_Your instructions_
Pictures aside, quote the whole listing exactly.

_Source material_
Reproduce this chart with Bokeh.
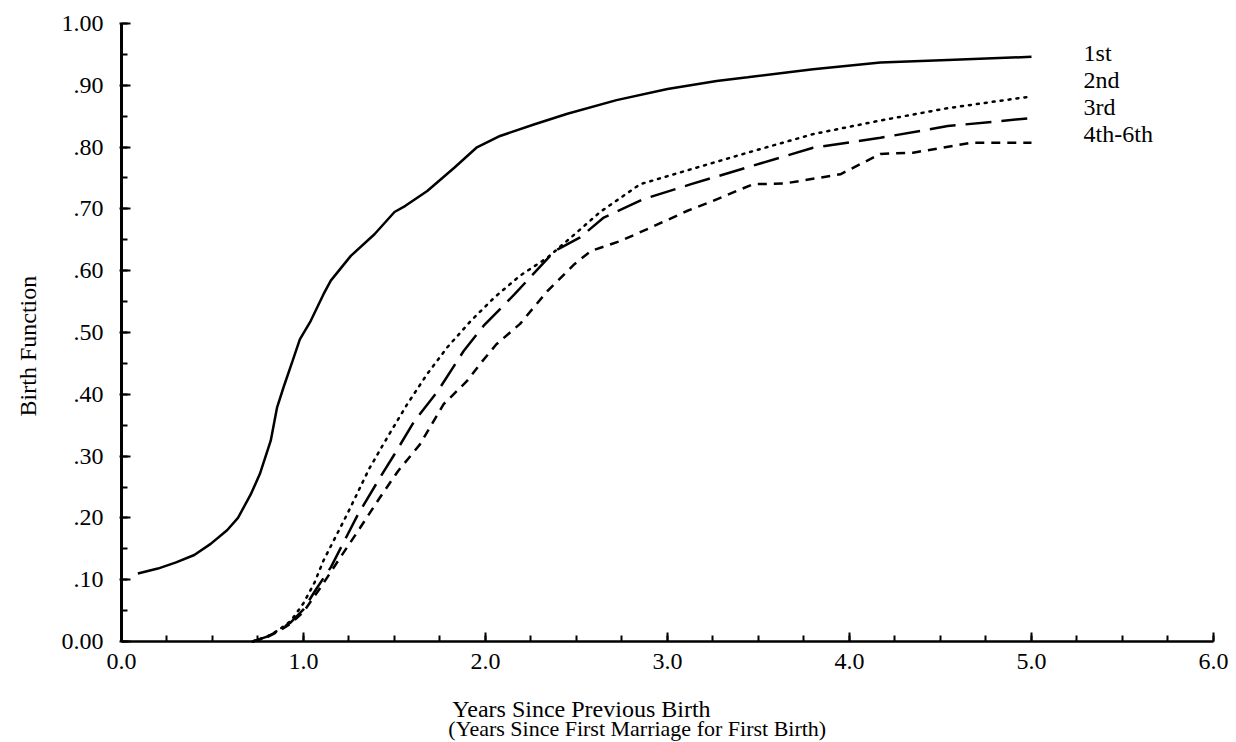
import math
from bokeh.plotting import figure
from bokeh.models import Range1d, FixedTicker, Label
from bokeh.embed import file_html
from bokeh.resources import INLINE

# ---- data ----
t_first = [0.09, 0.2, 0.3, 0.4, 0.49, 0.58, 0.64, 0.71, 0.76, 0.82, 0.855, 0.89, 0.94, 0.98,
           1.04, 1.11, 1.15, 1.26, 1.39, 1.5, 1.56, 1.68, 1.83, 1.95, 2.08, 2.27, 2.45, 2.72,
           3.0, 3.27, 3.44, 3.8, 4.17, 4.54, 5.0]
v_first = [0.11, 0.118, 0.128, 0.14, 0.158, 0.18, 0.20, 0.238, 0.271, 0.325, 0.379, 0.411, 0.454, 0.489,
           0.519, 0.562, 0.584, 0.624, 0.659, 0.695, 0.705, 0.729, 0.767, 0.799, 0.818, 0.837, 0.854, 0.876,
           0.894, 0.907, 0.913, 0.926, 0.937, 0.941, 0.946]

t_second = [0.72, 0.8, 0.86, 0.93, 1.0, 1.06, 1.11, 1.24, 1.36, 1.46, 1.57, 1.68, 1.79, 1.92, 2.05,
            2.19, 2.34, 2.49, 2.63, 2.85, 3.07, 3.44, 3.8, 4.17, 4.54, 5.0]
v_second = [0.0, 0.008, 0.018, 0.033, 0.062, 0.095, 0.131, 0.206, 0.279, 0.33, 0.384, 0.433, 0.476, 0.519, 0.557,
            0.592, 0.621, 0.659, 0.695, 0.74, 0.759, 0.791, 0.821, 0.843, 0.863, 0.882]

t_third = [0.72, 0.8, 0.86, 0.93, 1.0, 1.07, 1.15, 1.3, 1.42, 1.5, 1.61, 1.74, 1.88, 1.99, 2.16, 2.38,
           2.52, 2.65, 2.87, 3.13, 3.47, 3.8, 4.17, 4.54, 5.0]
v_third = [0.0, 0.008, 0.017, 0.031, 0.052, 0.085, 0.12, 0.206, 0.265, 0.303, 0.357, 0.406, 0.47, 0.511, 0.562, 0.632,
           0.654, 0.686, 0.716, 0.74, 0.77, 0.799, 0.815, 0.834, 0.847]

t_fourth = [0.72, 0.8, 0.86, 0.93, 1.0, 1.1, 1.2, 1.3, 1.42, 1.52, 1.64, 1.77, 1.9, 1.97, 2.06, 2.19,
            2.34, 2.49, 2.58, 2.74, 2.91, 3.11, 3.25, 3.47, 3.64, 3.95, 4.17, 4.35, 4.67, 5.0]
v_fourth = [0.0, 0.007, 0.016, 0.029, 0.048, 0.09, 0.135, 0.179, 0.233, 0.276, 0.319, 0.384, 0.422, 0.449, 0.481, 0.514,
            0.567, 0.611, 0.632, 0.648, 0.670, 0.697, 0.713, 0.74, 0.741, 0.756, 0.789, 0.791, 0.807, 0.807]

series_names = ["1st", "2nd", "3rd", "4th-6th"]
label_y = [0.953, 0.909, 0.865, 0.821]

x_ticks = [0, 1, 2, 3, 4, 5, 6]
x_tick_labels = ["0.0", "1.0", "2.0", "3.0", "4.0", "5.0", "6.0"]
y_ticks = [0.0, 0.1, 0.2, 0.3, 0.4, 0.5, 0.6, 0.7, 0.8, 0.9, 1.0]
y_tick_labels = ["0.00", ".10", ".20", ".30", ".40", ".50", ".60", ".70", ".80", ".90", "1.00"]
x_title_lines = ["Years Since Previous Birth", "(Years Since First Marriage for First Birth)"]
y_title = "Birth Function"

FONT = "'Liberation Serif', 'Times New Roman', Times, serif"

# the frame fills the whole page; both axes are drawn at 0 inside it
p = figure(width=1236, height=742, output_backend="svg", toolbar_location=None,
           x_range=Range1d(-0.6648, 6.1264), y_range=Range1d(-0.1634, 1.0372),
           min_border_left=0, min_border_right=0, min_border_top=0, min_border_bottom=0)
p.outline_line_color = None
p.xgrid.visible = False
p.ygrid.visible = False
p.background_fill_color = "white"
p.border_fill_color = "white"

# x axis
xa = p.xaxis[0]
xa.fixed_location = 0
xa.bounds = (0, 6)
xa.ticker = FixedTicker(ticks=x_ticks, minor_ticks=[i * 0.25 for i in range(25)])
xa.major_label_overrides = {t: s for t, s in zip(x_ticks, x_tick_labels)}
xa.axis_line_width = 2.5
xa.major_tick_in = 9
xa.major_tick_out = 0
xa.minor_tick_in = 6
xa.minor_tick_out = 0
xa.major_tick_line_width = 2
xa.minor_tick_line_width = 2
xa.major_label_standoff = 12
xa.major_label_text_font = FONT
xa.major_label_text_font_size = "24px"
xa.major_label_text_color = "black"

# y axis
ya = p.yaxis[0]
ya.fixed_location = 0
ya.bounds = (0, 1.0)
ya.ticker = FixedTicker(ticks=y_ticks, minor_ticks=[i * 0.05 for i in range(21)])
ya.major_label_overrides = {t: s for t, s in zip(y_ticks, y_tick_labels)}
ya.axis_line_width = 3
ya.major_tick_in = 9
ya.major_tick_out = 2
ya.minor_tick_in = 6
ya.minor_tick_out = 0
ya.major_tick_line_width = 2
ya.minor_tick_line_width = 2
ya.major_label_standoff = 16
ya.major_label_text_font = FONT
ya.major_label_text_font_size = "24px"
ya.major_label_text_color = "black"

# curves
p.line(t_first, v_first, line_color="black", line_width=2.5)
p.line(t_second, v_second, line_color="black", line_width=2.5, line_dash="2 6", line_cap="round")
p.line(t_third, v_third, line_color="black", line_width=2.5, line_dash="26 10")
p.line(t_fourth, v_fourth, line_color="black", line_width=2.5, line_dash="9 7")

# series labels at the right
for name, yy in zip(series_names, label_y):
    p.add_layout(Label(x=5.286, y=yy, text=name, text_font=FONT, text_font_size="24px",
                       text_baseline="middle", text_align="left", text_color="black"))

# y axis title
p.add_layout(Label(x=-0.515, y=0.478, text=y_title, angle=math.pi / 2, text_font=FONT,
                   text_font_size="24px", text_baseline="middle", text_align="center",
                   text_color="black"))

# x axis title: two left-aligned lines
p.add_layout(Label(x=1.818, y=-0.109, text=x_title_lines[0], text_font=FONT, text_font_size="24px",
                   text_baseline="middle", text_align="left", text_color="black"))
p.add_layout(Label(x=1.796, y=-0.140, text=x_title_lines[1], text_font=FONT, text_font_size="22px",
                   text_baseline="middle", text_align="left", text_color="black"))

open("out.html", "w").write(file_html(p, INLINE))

_Result below_
Reproduce this chart with Bokeh.
import math
from bokeh.plotting import figure
from bokeh.models import Range1d, FixedTicker, Label
from bokeh.embed import file_html
from bokeh.resources import INLINE

# ---- data ----
t_first = [0.09, 0.2, 0.3, 0.4, 0.49, 0.58, 0.64, 0.71, 0.76, 0.82, 0.855, 0.89, 0.94, 0.98,
           1.04, 1.11, 1.15, 1.26, 1.39, 1.5, 1.56, 1.68, 1.83, 1.95, 2.08, 2.27, 2.45, 2.72,
           3.0, 3.27, 3.44, 3.8, 4.17, 4.54, 5.0]
v_first = [0.11, 0.118, 0.128, 0.14, 0.158, 0.18, 0.20, 0.238, 0.271, 0.325, 0.379, 0.411, 0.454, 0.489,
           0.519, 0.562, 0.584, 0.624, 0.659, 0.695, 0.705, 0.729, 0.767, 0.799, 0.818, 0.837, 0.854, 0.876,
           0.894, 0.907, 0.913, 0.926, 0.937, 0.941, 0.946]

t_second = [0.72, 0.8, 0.86, 0.93, 1.0, 1.06, 1.11, 1.24, 1.36, 1.46, 1.57, 1.68, 1.79, 1.92, 2.05,
            2.19, 2.34, 2.49, 2.63, 2.85, 3.07, 3.44, 3.8, 4.17, 4.54, 5.0]
v_second = [0.0, 0.008, 0.018, 0.033, 0.062, 0.095, 0.131, 0.206, 0.279, 0.33, 0.384, 0.433, 0.476, 0.519, 0.557,
            0.592, 0.621, 0.659, 0.695, 0.74, 0.759, 0.791, 0.821, 0.843, 0.863, 0.882]

t_third = [0.72, 0.8, 0.86, 0.93, 1.0, 1.07, 1.15, 1.3, 1.42, 1.5, 1.61, 1.74, 1.88, 1.99, 2.16, 2.38,
           2.52, 2.65, 2.87, 3.13, 3.47, 3.8, 4.17, 4.54, 5.0]
v_third = [0.0, 0.008, 0.017, 0.031, 0.052, 0.085, 0.12, 0.206, 0.265, 0.303, 0.357, 0.406, 0.47, 0.511, 0.562, 0.632,
           0.654, 0.686, 0.716, 0.74, 0.77, 0.799, 0.815, 0.834, 0.847]

t_fourth = [0.72, 0.8, 0.86, 0.93, 1.0, 1.1, 1.2, 1.3, 1.42, 1.52, 1.64, 1.77, 1.9, 1.97, 2.06, 2.19,
            2.34, 2.49, 2.58, 2.74, 2.91, 3.11, 3.25, 3.47, 3.64, 3.95, 4.17, 4.35, 4.67, 5.0]
v_fourth = [0.0, 0.007, 0.016, 0.029, 0.048, 0.09, 0.135, 0.179, 0.233, 0.276, 0.319, 0.384, 0.422, 0.449, 0.481, 0.514,
            0.567, 0.611, 0.632, 0.648, 0.670, 0.697, 0.713, 0.74, 0.741, 0.756, 0.789, 0.791, 0.807, 0.807]

series_names = ["1st", "2nd", "3rd", "4th-6th"]
label_y = [0.953, 0.909, 0.865, 0.821]

x_ticks = [0, 1, 2, 3, 4, 5, 6]
x_tick_labels = ["0.0", "1.0", "2.0", "3.0", "4.0", "5.0", "6.0"]
y_ticks = [0.0, 0.1, 0.2, 0.3, 0.4, 0.5, 0.6, 0.7, 0.8, 0.9, 1.0]
y_tick_labels = ["0.00", ".10", ".20", ".30", ".40", ".50", ".60", ".70", ".80", ".90", "1.00"]
x_title_lines = ["Years Since Previous Birth", "(Years Since First Marriage for First Birth)"]
y_title = "Birth Function"

FONT = "'Liberation Serif', 'Times New Roman', Times, serif"

# the frame fills the whole page; both axes are drawn at 0 inside it
p = figure(width=1236, height=742, output_backend="svg", toolbar_location=None,
           x_range=Range1d(-0.6648, 6.1264), y_range=Range1d(-0.1634, 1.0372),
           min_border_left=0, min_border_right=0, min_border_top=0, min_border_bottom=0)
p.outline_line_color = None
p.xgrid.visible = False
p.ygrid.visible = False
p.background_fill_color = "white"
p.border_fill_color = "white"

# x axis
xa = p.xaxis[0]
xa.fixed_location = 0
xa.bounds = (0, 6)
xa.ticker = FixedTicker(ticks=x_ticks, minor_ticks=[i * 0.25 for i in range(25)])
xa.major_label_overrides = {t: s for t, s in zip(x_ticks, x_tick_labels)}
xa.axis_line_width = 2.5
xa.major_tick_in = 9
xa.major_tick_out = 0
xa.minor_tick_in = 6
xa.minor_tick_out = 0
xa.major_tick_line_width = 2
xa.minor_tick_line_width = 2
xa.major_label_standoff = 12
xa.major_label_text_font = FONT
xa.major_label_text_font_size = "24px"
xa.major_label_text_color = "black"

# y axis
ya = p.yaxis[0]
ya.fixed_location = 0
ya.bounds = (0, 1.0)
ya.ticker = FixedTicker(ticks=y_ticks, minor_ticks=[i * 0.05 for i in range(21)])
ya.major_label_overrides = {t: s for t, s in zip(y_ticks, y_tick_labels)}
ya.axis_line_width = 3
ya.major_tick_in = 9
ya.major_tick_out = 2
ya.minor_tick_in = 6
ya.minor_tick_out = 0
ya.major_tick_line_width = 2
ya.minor_tick_line_width = 2
ya.major_label_standoff = 16
ya.major_label_text_font = FONT
ya.major_label_text_font_size = "24px"
ya.major_label_text_color = "black"

# curves
p.line(t_first, v_first, line_color="black", line_width=2.5)
p.line(t_second, v_second, line_color="black", line_width=2.5, line_dash="2 6", line_cap="round")
p.line(t_third, v_third, line_color="black", line_width=2.5, line_dash="26 10")
p.line(t_fourth, v_fourth, line_color="black", line_width=2.5, line_dash="9 7")

# series labels at the right
for name, yy in zip(series_names, label_y):
    p.add_layout(Label(x=5.286, y=yy, text=name, text_font=FONT, text_font_size="24px",
                       text_baseline="middle", text_align="left", text_color="black"))

# y axis title
p.add_layout(Label(x=-0.515, y=0.478, text=y_title, angle=math.pi / 2, text_font=FONT,
                   text_font_size="24px", text_baseline="middle", text_align="center",
                   text_color="black"))

# x axis title: two left-aligned lines
p.add_layout(Label(x=1.818, y=-0.109, text=x_title_lines[0], text_font=FONT, text_font_size="24px",
                   text_baseline="middle", text_align="left", text_color="black"))
p.add_layout(Label(x=1.796, y=-0.140, text=x_title_lines[1], text_font=FONT, text_font_size="22px",
                   text_baseline="middle", text_align="left", text_color="black"))

open("out.html", "w").write(file_html(p, INLINE))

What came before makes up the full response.